The counselor laughed again. “Nice. Okay, how about another example? The one you were thinking about when you shared this idea a minute ago.”

“I can’t tell that to you,” the girl said, her voice flagging.

“Why not?”

“Because our hour is over.” She stood up. And at the door, she added, “Anyway, what I was thinking about…it wasn’t really a lie. It just wasn’t the whole truth.”

For the rest of the day, Becky was uncharacteristically quiet. Her appetite had also disappeared. While her parents were speaking heatedly on the phone with Rabbi Birenzweig and the private detective, they hardly noticed her, or the miniscule amount of food she was eating. There was no question anymore about where Mike was; he hadn’t even bothered sending the fax from a private number. He was in South Carolina, with those people who thought that mirrors and photos were terrible things.

But what connection was there between anorexia and mirrors? Or photos?

Of course, someone who doesn’t look at himself in a mirror will not think that he’s fat or that he weighs more than he is supposed to.
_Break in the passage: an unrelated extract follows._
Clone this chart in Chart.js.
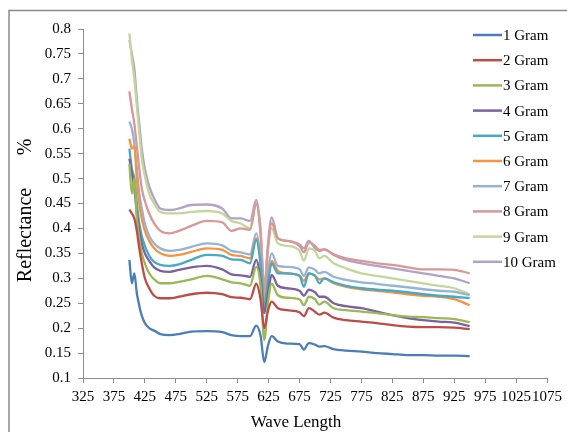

But that was a very superficial connection, Becky knew, and Mike was too smart to buy such a foolish idea. He may not have been as gifted as she was, but his IQ had always been high.

That night, when everyone was sleeping, Becky tiptoed barefoot to the office on the ground floor. She took out a blank piece of paper, and, intermittently glancing at the door, she sat down at the big office desk.

“Mike, I think I also have anorexia,” she wrote, in a much nicer handwriting than he had written. “And I’m too young to get messed up like this. Is there a way for me to be treated, too?” And without any hesitation—she’d been altogether too hesitant all day—she stuck the paper into the fax machine and punched in the number that was at the top of the page on Mike’s fax.